While a Chapter 11 debtor in Texas may have to pay more than a debtor in North Carolina, that is not an arbitrary distinction based on the residence of the debtor or creditors: it is because of the Texas debtor’s use of the U.S. Trustee program.
In the recent fee increase, Congress gives a justification: the need to ensure that the Trustee Program remains funded by users of the bankruptcy court rather than taxpayers.
Such a justification passes constitutional muster, the Fifth Circuit declares.
The Fifth Circuit Dissent
The In re Buffets dissent challenges the majority’s “passes constitutional muster” conclusion, based on the Constitution’s uniformity requirement. Here is the dissenting rationale.
The Constitution authorizes Congress to establish “uniform Laws on the subject of Bankruptcies throughout the United States.” U.S. Const. art. I, § 8.
We currently have two systems, one of which is more expensive for debtors than the other, and the sole factor that determines into which system a debtor is placed is the state in which the debtor files for bankruptcy.

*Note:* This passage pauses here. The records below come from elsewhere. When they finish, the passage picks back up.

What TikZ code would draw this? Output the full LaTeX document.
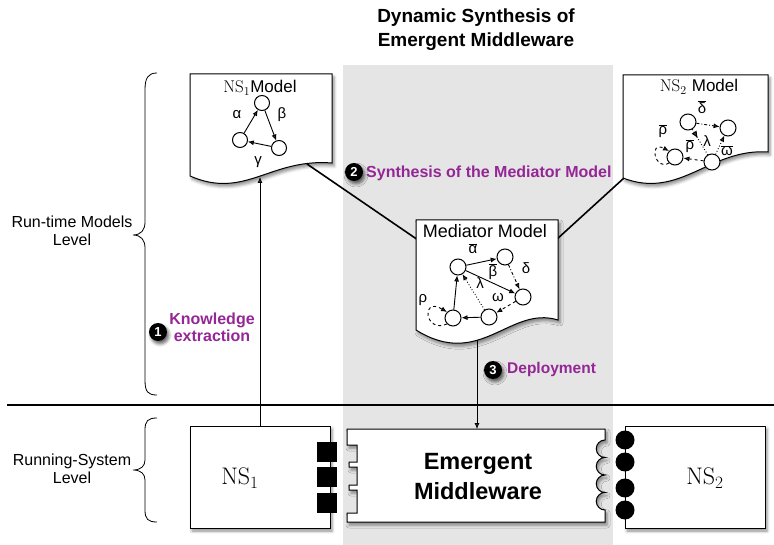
\documentclass[tikz,border=0pt]{standalone}
\usepackage{fontspec}
\newfontfamily\hv{Liberation Sans}
\usetikzlibrary{arrows.meta,shadows.blur,decorations.markings}
\definecolor{purp}{RGB}{148,38,150}
\definecolor{band}{RGB}{229,229,229}
\newcommand{\ovl}[1]{$\overline{\hbox{\hv #1}}$}
\newcommand{\fsz}[2]{\fontsize{#1}{#2}\selectfont}
\begin{document}
\begin{tikzpicture}[x=1pt,y=-1pt,
  arr/.style={-{Latex[length=6pt,width=5pt]}},
  gedge/.style={arr,line width=0.9pt},
  shad/.style={blur shadow={shadow xshift=2pt,shadow yshift=-3pt,shadow blur radius=3pt,shadow opacity=45}},
  docsty/.style={draw,fill=white,line width=1pt,shad},
  gnode/.style={circle,draw,fill=white,minimum size=16pt,inner sep=0pt,line width=1pt},
  glab/.style={font=\hv\fsz{15}{15},inner sep=0pt},
  numc/.style={circle,fill=black,text=white,font=\hv\bfseries\fsz{13}{13},minimum size=18pt,inner sep=0pt,blur shadow={shadow xshift=2pt,shadow yshift=-3pt,shadow blur radius=3pt,shadow opacity=60}},
  plab/.style={text=purp,font=\hv\bfseries\fsz{16}{17},align=center,inner sep=0pt},
  sysbox/.style={draw,fill=white,line width=1pt,shad,inner sep=0pt},
  bracesty/.style={line width=0.8pt},
  midarr/.style={postaction={decorate,decoration={markings,mark=at position 0.35 with {\arrow{Latex[length=7pt,width=6pt]}}}}}
]
\useasboundingbox (0,0) rectangle (774,545);
% gray band
\fill[band] (343,65) rectangle (613,545);

% title
\node[font=\hv\bfseries\fsz{19}{24},align=center] (title) at (476,30) {Dynamic Synthesis of\\Emergent Middleware};

% level labels and braces
\node[font=\hv\fsz{16}{18.3},align=center] (rtl) at (72,231) {Run-time Models\\Level};
\node[font=\hv\fsz{16}{18.3},align=center] (rsl) at (72,469) {Running-System\\Level};
\draw[bracesty] (157,73) .. controls (148,73) and (145,78) .. (145,90) -- (145,222)
  .. controls (145,230) and (141,235) .. (133,235) .. controls (141,235) and (145,240) .. (145,248)
  -- (145,380) .. controls (145,392) and (148,395) .. (157,395);
\draw[bracesty] (157,418) .. controls (148,418) and (145,421) .. (145,430) -- (145,460)
  .. controls (145,466) and (141,470) .. (133,470) .. controls (141,470) and (145,474) .. (145,480)
  -- (145,510) .. controls (145,519) and (148,522) .. (157,522);

% separator line
\coordinate (hl1) at (7,405);
\coordinate (hl2) at (774,405);
\draw[line width=2pt] (hl1) -- (hl2);

% connectors between model documents (behind documents)
\coordinate (ns1out) at (307,164);
\coordinate (medin) at (418,240);
\coordinate (ns2out) at (624,178);
\coordinate (medin2) at (556,240);
\draw[line width=1.6pt] (ns1out) -- (medin);
\draw[line width=1.6pt] (ns2out) -- (medin2);

% NS1 model document
\path[docsty] (190,74) -- (332,74) -- (332,163) .. controls (270,158) and (245,200) .. (190,176) -- cycle;
\node[font=\fsz{17}{17}] (ns1t) at (260,88) {$\mathrm{NS}_1$\hv Model};
\node[gnode,minimum size=15pt] (a) at (262,103) {};
\node[gnode,minimum size=15pt] (b) at (240,140) {};
\node[gnode,minimum size=15pt] (c) at (279,148) {};
\draw[gedge] (b) -- (a);
\draw[gedge] (a) -- (c);
\draw[gedge] (c) -- (b);
\node[glab] (la) at (237,115) {α};
\node[glab] (lb) at (282,115) {β};
\node[glab] (lg) at (258,162) {γ};

% NS2 model document
\path[docsty] (623,75) -- (768,75) -- (768,152) .. controls (710,148) and (680,200) .. (623,178) -- cycle;
\node[font=\fsz{17}{17}] (ns2t) at (699,87) {$\mathrm{NS}_2$ \hv Model};
\node[gnode] (A) at (688,122) {};
\node[gnode] (B) at (728,128) {};
\node[gnode] (C) at (675,157) {};
\node[gnode] (D) at (712,162) {};
\draw[gedge,dashdotted] (A) -- (B);
\draw[dotted,line width=0.9pt,midarr] (A) -- (D);
\draw[gedge,dotted] (D) -- (B);
\draw[gedge,dashed] (D) -- (C);
\draw[gedge,dashed] (C.south west) .. controls (655,172) and (648,140) .. (C.north west);
\node[glab] (ld2) at (702,107) {\ovl{δ}};
\node[glab] (lr2a) at (663,131) {\ovl{ρ}};
\node[glab] (lr2b) at (690,146) {\ovl{ρ}};
\node[glab] (ll2) at (707,141) {λ};
\node[glab] (lw2) at (727,151) {\ovl{ω}};

% Mediator model document
\path[docsty] (416,220) -- (558,220) -- (558,320) .. controls (510,305) and (480,370) .. (416,330) -- cycle;
\node[font=\hv\fsz{18}{18}] (medt) at (485,231) {Mediator Model};
\node[gnode] (m1) at (458,267) {};
\node[gnode] (m2) at (505,257) {};
\node[gnode] (m3) at (523,297) {};
\node[gnode] (m4) at (489,317) {};
\node[gnode] (m5) at (453,318) {};
\draw[gedge] (m1) -- (m2);
\draw[gedge] (m1) -- (m3);
\draw[gedge,dashdotted] (m2) -- (m3);
\draw[gedge,dashed] (m3) -- (m4);
\draw[gedge] (m4) -- (m5);
\draw[gedge] (m5) -- (m1);
\draw[gedge,dotted] (m4) -- (m1);
\draw[gedge,dashed] (m5.south west) .. controls (425,334) and (420,296) .. (m5.north west);
\node[glab] (lma) at (473,249) {\ovl{α}};
\node[glab] (lmb) at (493,272) {\ovl{β}};
\node[glab] (lmd) at (526,268) {δ};
\node[glab] (lml) at (480,283) {λ};
\node[glab] (lmw) at (498,298) {ω};
\node[glab] (lmr) at (423,300) {ρ};

% running system level
\node[sysbox,minimum width=140pt,minimum height=102pt] (ns1) at (260,477) {};
\node[font=\fsz{24}{24}] (ns1l) at (240,478) {$\mathrm{NS}_1$};
\fill (317,442) rectangle (337,462);
\fill (317,467) rectangle (337,487);
\fill (317,493) rectangle (337,513);

\path[draw,fill=white,line width=1pt,shad] (347,429) -- (605,429) -- (605,440)
  arc[start angle=270,end angle=90,radius=8.75]
  arc[start angle=270,end angle=90,radius=8.75]
  arc[start angle=270,end angle=90,radius=8.75]
  arc[start angle=270,end angle=90,radius=8.75]
  -- (605,522) -- (347,522) -- (347,513) -- (357,513) -- (357,490) -- (349,490) -- (349,485)
  -- (357,485) -- (357,467) -- (349,467) -- (349,462) -- (357,462) -- (357,445) -- (347,445) -- cycle;
\coordinate (emtop) at (477,429);
\node[font=\hv\bfseries\fsz{23.5}{30},align=center] (em) at (478,477) {Emergent\\Middleware};

\node[sysbox,minimum width=140pt,minimum height=102pt] (ns2) at (695,477) {};
\node[font=\fsz{24}{24}] (ns2l) at (705,478) {$\mathrm{NS}_2$};
\foreach \yy in {440,462,488,510} \fill (625,\yy) circle (9.5);

% process arrows
\coordinate (ns1in) at (260,177);
\coordinate (medout) at (477,340);
\draw[arr,line width=0.8pt] (ns1.north) -- (ns1in);
\draw[arr,line width=0.8pt] (medout) -- (emtop);

% step labels
\node[numc] (n1) at (158,332) {1};
\node[plab] (p1) at (212,327) {Knowledge\\extraction};
\node[numc] (n2) at (354,172) {2};
\node[plab,anchor=west] (p2) at (366,173) {Synthesis of the Mediator Model};
\node[numc] (n3) at (493,370) {3};
\node[plab,anchor=west,font=\hv\bfseries\fsz{15.5}{17}] (p3) at (507,369) {Deployment};
\end{tikzpicture}
\end{document}
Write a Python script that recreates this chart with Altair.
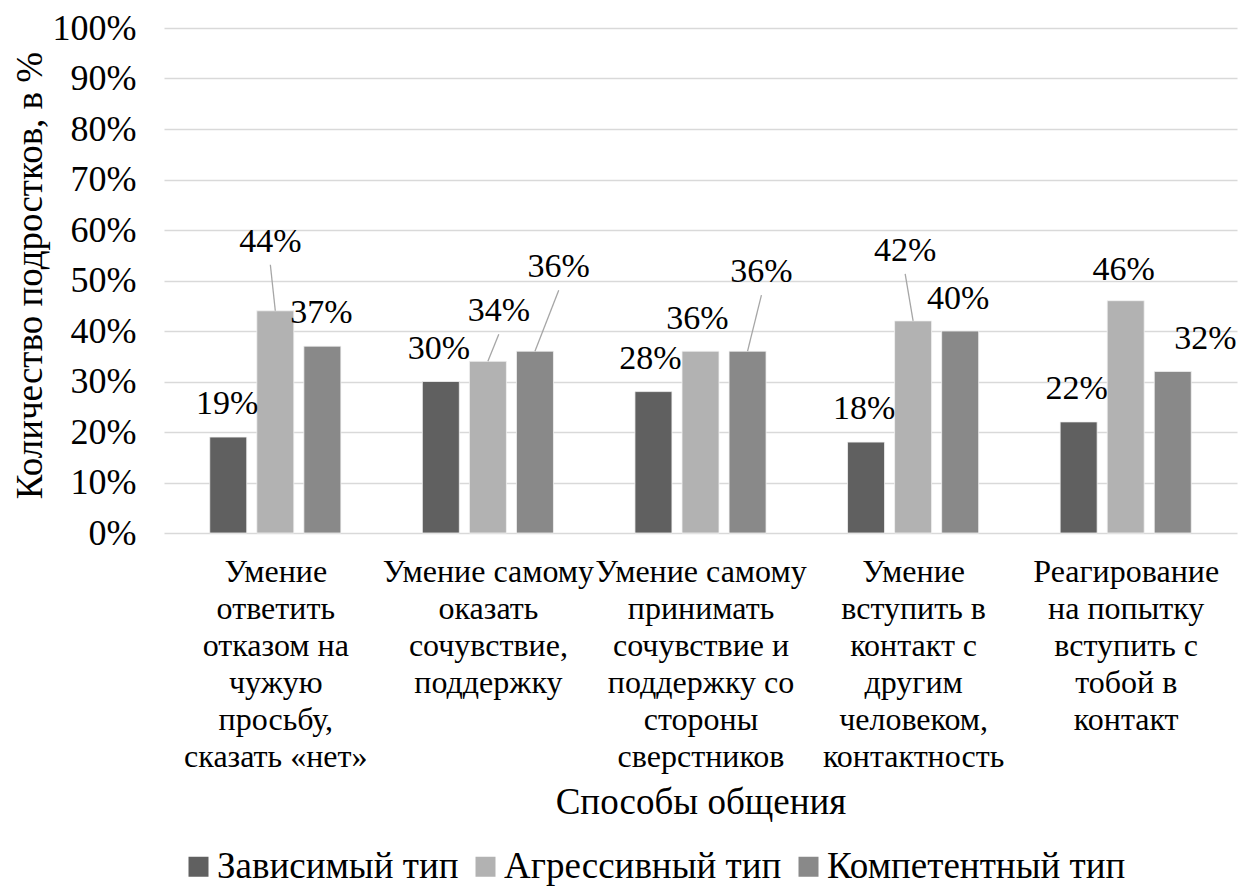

The two systems are not a uniform law on the subject of bankruptcies.
The majority explains that the difference between the fees charged to Buffets and the lower fees charged in Alabama and North Carolina is explained by the different programs:
- If there is a shortfall in the UST Program fund, the majority reasons, it’s not arbitrary or irrational to increase fees only in UST districts.
However, the majority’s analysis ends too soon. It:
- explains that the higher fees for “a debtor in Texas” are “a product of the Texas debtor’s use of the Trustee”; but
- fails to address why the Texas debtor is required to use the Trustee in the first place, when Alabama and North Carolina debtors get to use the less-expensive Administrators; and
- relies on a flawed tautology—Congress can justify treating bankrupts differently because it has chosen to treat them differently.
Here’s the problem: the sole reason Alabama and North Carolina are treated differently is regional political influence.
The two programs are not a uniform law and violate the U.S. Constitution’s Bankruptcy Clause.
It will be interesting to see how this plays out.